On Oct. 19 Atlanta Mayor Kasim Reed (far right) hosted a press conference to launch “France-Atlanta 2011.” Joining him were French Consul General Pascal Le Deunff (left), and Georgia Tech President G. P. "Bud" Peterson (at podium). The following are Dr. Peterson’s comments during the press conference.
City of Atlanta, French Consul and Georgia Tech Launch France-Atlanta 2011
Thank you Consul General Le Deunff and thank you Mayor Reed. Georgia Tech is honored to co-host France-Atlanta again this year, building on the success of last year’s celebration that, as Mayor Reed and Consul General Le Deunff noted, attracted more than 3,500 participants to events throughout the city.
Like the city of Atlanta, Georgia Tech maintains a global focus.
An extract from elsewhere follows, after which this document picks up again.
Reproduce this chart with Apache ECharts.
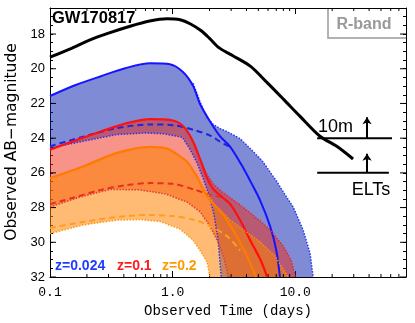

Expanding our global footprint and influence to ensure that we are graduating good global citizens is one of five main goals in Georgia Tech’s new 25-year strategic plan, Designing the Future. More than 40 percent of all Georgia Tech students have an international work, study or research experience before graduation, which uniquely prepares them for leadership and innovation in their careers and their communities.
A key component of Georgia Tech’s presence around the world includes a strategic alliance with France through our Georgia Tech Lorraine campus. Over the past 21 years, almost 3,000 students have participated in the Georgia Tech Lorraine program. Each year, the Georgia Tech Lorraine campus welcomes more than 300 students from Georgia Tech in Atlanta, and France sends 100 of their best students to pursue a master’s degree from Georgia Tech in Atlanta.
In fact, tomorrow (Oct. 20), the U.S. ambassador to France, his Excellency Charles Rivkin, will be in Metz and visiting Georgia Tech Lorraine, and addressing our students there.
Students at Georgia Tech Lorraine come away from the experience with much more than just classroom knowledge. They are immersed in the culture of another country, expanding their worldview and becoming globally engaged.
France-Atlanta provides a unique opportunity for not just students, but anyone interested to explore the great country of France through cultural and humanitarian events, business workshops and scientific symposiums.
Many of the challenges we face today are global in nature, impacting all of humanity—things like energy, sustainability, water utilization and resources, and healthcare. There is no end to the possibilities before us when we work together for solutions. For example, Mayor Reed will share his view on sustainable development in the city of Atlanta as part of the “Green City of the Future” workshop held at the Metro Atlanta Chamber on October 26. Both French and American decision makers and business representatives will present “green” city initiatives.
France-Atlanta 2011 will include a symposium on “Georgia Tech Lorraine: Enabling US-French Cooperation in Research and Design and in Higher Education.”
We have planned a symposium on graphene, a new material that has the potential to revolutionize electronics, and an area where Georgia Tech is a research leader. Leading French and American scientists in the field will share ideas to foster new collaborations between U.S. and French research institutions.
The great technological challenges of today will be solved by teams of experts around the world; the partnership between Georgia Tech and France is a living example of a highly successful, mutually beneficial cooperation across borders.
Georgia Tech is very grateful to the Ambassador of France the U.S., His Excellency Mr. Francois Delattre, Consul General Le Deunff, Georgia Governor Nathan Deal, and Atlanta Mayor Reed for helping to bring "France-Atlanta 2011: Together Towards Innovation" to the people of Atlanta and the region.